— START OF PROVIDED MATERIAL —
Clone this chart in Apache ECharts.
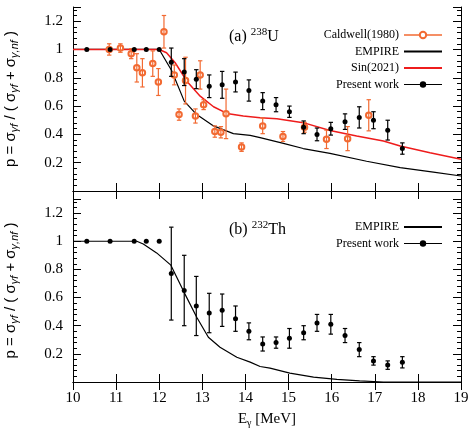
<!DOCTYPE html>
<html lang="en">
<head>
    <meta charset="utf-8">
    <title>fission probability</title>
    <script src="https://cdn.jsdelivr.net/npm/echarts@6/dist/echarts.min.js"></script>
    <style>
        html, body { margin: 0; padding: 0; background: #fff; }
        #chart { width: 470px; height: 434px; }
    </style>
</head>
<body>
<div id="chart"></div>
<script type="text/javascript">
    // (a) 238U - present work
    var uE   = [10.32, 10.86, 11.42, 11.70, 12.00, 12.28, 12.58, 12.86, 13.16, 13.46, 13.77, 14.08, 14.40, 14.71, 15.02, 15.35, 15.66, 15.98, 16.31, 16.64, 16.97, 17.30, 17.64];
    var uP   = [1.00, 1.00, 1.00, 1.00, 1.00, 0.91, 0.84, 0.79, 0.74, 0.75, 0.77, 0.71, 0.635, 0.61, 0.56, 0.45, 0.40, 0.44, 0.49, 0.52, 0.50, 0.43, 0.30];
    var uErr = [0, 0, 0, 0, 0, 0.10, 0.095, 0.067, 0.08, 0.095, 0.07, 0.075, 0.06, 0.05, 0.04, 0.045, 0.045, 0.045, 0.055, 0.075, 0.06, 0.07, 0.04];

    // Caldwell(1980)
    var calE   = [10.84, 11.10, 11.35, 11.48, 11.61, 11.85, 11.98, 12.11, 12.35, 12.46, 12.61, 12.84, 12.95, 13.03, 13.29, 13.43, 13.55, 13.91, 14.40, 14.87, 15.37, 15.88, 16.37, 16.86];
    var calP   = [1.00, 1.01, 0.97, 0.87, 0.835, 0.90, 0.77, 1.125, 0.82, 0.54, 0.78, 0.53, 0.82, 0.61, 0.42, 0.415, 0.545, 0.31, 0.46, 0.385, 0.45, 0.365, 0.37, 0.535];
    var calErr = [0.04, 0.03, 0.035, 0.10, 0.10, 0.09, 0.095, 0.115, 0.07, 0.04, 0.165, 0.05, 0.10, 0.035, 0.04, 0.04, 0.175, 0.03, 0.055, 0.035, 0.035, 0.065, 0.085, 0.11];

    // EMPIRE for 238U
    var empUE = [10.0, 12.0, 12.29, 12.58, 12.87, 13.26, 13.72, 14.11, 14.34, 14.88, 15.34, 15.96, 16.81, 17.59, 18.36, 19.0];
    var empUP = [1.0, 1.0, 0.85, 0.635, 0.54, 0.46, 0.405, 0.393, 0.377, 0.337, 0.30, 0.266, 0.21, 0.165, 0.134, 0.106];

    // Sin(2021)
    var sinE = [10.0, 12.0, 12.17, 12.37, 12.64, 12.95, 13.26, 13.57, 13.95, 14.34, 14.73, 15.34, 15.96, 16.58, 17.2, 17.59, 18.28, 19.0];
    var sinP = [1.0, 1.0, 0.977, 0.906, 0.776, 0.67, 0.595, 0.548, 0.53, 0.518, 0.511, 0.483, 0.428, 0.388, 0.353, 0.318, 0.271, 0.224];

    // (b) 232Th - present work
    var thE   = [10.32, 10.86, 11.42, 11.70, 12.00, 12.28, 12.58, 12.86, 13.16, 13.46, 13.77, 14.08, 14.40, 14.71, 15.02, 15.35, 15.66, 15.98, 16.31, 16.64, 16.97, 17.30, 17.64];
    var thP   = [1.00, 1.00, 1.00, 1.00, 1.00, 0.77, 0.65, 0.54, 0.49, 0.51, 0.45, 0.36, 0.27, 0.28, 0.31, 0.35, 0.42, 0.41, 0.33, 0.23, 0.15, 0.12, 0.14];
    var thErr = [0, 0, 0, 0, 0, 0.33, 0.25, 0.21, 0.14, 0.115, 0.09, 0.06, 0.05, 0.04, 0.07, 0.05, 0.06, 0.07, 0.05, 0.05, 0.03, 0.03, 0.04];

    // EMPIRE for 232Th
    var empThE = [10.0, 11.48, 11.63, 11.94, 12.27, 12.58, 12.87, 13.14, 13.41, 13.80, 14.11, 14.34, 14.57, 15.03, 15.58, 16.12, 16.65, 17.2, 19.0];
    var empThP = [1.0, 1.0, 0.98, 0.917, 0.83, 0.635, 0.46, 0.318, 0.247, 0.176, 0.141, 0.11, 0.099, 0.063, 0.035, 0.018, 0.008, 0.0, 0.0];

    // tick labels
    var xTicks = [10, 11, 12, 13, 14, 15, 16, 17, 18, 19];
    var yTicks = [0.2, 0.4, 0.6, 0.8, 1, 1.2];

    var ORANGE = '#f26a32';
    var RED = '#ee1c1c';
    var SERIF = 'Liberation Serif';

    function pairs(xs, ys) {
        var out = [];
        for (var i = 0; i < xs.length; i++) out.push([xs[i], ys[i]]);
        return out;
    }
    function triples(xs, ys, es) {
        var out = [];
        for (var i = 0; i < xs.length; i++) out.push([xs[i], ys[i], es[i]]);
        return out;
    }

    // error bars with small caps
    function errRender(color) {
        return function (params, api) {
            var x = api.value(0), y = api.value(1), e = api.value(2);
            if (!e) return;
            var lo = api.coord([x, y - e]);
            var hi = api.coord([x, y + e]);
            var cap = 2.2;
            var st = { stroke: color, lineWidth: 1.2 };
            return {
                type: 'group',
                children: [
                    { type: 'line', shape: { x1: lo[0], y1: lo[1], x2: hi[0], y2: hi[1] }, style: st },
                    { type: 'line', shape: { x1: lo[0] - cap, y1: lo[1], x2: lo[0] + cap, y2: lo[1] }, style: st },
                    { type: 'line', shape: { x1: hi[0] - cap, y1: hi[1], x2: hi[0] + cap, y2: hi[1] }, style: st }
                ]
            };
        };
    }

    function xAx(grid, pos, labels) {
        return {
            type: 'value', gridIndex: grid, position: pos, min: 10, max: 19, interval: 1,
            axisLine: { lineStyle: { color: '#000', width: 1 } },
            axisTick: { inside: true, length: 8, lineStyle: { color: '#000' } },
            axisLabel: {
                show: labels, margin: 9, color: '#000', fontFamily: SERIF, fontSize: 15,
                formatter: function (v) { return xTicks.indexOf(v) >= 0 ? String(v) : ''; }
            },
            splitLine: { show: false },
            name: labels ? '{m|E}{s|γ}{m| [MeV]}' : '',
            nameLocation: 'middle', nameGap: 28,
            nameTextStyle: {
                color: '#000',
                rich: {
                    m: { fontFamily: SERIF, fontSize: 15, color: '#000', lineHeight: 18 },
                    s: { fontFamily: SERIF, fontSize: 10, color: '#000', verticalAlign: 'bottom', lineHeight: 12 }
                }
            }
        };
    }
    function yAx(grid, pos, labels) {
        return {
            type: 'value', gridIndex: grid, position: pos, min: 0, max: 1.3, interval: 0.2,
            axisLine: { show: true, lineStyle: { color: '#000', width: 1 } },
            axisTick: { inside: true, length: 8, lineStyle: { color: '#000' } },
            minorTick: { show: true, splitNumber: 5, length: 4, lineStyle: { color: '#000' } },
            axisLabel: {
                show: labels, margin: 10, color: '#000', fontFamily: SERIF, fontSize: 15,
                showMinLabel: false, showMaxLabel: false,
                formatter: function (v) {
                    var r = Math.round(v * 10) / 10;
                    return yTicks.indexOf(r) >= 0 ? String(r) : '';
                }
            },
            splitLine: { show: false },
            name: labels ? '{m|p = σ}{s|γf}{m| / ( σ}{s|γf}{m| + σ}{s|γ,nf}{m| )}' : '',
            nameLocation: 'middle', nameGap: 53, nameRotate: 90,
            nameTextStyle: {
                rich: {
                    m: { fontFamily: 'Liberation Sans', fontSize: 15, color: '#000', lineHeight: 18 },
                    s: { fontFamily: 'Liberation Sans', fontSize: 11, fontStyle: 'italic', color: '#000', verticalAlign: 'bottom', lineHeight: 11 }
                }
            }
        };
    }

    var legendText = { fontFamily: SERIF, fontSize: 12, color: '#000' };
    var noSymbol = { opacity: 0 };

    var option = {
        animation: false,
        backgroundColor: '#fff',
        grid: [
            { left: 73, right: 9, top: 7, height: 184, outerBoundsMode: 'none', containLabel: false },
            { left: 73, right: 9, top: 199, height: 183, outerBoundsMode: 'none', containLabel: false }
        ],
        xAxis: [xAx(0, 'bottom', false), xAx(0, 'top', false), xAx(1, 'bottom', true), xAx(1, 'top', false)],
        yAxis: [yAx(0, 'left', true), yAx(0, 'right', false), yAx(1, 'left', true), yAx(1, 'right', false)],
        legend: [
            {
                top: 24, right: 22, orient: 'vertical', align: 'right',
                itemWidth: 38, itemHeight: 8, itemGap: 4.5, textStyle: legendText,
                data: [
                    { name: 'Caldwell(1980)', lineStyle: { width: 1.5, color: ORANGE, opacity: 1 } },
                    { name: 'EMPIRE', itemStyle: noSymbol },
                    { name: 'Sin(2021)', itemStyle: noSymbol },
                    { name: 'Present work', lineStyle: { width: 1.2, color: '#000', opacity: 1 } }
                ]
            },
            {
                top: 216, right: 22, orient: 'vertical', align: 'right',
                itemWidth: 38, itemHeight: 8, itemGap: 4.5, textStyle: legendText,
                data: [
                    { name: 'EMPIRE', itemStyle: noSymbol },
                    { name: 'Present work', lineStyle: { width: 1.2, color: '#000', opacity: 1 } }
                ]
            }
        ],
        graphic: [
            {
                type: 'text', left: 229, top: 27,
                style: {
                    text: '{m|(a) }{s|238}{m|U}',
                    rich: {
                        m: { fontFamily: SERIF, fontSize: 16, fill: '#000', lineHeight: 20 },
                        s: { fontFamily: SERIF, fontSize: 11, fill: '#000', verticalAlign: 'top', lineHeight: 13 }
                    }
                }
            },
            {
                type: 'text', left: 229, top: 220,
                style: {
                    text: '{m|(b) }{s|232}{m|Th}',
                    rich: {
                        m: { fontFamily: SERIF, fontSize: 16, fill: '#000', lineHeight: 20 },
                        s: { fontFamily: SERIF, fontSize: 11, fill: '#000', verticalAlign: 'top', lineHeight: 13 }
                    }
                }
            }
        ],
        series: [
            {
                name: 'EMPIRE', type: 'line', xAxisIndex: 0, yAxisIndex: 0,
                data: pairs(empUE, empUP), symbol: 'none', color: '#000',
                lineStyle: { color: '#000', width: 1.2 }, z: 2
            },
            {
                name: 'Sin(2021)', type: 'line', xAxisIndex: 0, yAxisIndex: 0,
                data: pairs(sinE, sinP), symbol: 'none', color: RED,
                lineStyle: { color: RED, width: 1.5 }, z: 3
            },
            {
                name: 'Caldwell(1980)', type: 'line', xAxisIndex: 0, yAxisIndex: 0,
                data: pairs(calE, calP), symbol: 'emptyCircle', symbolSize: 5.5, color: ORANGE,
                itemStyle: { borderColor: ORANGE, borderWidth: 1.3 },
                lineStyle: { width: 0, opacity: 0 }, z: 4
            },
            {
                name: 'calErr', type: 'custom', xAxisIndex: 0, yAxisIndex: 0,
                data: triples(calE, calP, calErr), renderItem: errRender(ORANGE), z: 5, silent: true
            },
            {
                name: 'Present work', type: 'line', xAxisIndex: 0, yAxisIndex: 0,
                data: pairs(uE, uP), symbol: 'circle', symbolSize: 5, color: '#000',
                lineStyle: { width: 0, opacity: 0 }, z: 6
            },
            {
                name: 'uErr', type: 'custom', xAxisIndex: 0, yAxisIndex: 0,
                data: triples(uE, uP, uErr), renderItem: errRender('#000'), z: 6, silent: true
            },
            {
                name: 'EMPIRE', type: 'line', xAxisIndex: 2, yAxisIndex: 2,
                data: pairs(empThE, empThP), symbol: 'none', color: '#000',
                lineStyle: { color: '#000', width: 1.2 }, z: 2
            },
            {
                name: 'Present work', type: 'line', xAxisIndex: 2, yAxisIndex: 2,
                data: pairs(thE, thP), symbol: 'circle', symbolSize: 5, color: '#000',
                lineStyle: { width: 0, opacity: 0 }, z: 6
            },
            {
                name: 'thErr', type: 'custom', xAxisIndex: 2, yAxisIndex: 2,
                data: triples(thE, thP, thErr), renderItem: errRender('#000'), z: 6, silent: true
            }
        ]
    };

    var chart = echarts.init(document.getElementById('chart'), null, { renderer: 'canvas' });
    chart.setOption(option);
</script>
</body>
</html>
— END OF PROVIDED MATERIAL —
— START OF PROVIDED MATERIAL —
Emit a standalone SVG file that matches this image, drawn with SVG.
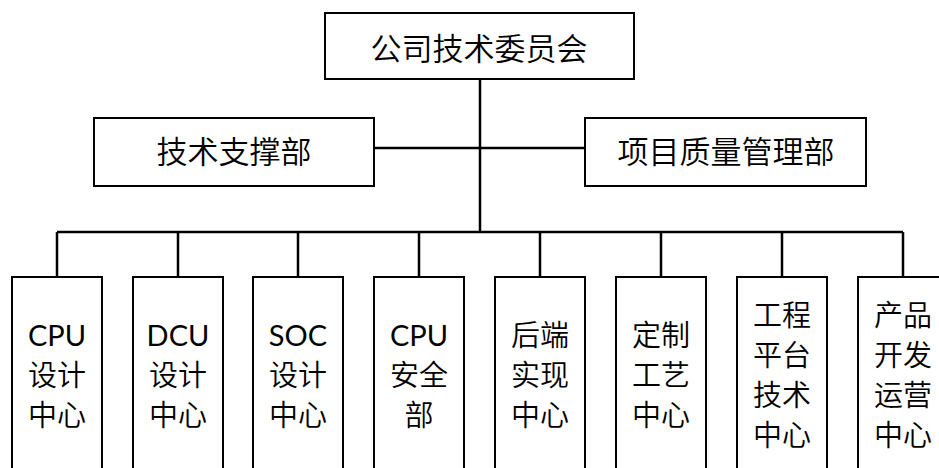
— END OF PROVIDED MATERIAL —
__EXERCISE INSTRUCTIONS__
Go to the line that contains "Clone this chart in Apache ECharts." and copy from there down to the line that contains "0.165, 0.134, 0.106];", with both lines included. Pass over the pictures.

__TASK RESPONSE__
Clone this chart in Apache ECharts.
<!DOCTYPE html>
<html lang="en">
<head>
    <meta charset="utf-8">
    <title>fission probability</title>
    <script src="https://cdn.jsdelivr.net/npm/echarts@6/dist/echarts.min.js"></script>
    <style>
        html, body { margin: 0; padding: 0; background: #fff; }
        #chart { width: 470px; height: 434px; }
    </style>
</head>
<body>
<div id="chart"></div>
<script type="text/javascript">
    // (a) 238U - present work
    var uE   = [10.32, 10.86, 11.42, 11.70, 12.00, 12.28, 12.58, 12.86, 13.16, 13.46, 13.77, 14.08, 14.40, 14.71, 15.02, 15.35, 15.66, 15.98, 16.31, 16.64, 16.97, 17.30, 17.64];
    var uP   = [1.00, 1.00, 1.00, 1.00, 1.00, 0.91, 0.84, 0.79, 0.74, 0.75, 0.77, 0.71, 0.635, 0.61, 0.56, 0.45, 0.40, 0.44, 0.49, 0.52, 0.50, 0.43, 0.30];
    var uErr = [0, 0, 0, 0, 0, 0.10, 0.095, 0.067, 0.08, 0.095, 0.07, 0.075, 0.06, 0.05, 0.04, 0.045, 0.045, 0.045, 0.055, 0.075, 0.06, 0.07, 0.04];

    // Caldwell(1980)
    var calE   = [10.84, 11.10, 11.35, 11.48, 11.61, 11.85, 11.98, 12.11, 12.35, 12.46, 12.61, 12.84, 12.95, 13.03, 13.29, 13.43, 13.55, 13.91, 14.40, 14.87, 15.37, 15.88, 16.37, 16.86];
    var calP   = [1.00, 1.01, 0.97, 0.87, 0.835, 0.90, 0.77, 1.125, 0.82, 0.54, 0.78, 0.53, 0.82, 0.61, 0.42, 0.415, 0.545, 0.31, 0.46, 0.385, 0.45, 0.365, 0.37, 0.535];
    var calErr = [0.04, 0.03, 0.035, 0.10, 0.10, 0.09, 0.095, 0.115, 0.07, 0.04, 0.165, 0.05, 0.10, 0.035, 0.04, 0.04, 0.175, 0.03, 0.055, 0.035, 0.035, 0.065, 0.085, 0.11];

    // EMPIRE for 238U
    var empUE = [10.0, 12.0, 12.29, 12.58, 12.87, 13.26, 13.72, 14.11, 14.34, 14.88, 15.34, 15.96, 16.81, 17.59, 18.36, 19.0];
    var empUP = [1.0, 1.0, 0.85, 0.635, 0.54, 0.46, 0.405, 0.393, 0.377, 0.337, 0.30, 0.266, 0.21, 0.165, 0.134, 0.106];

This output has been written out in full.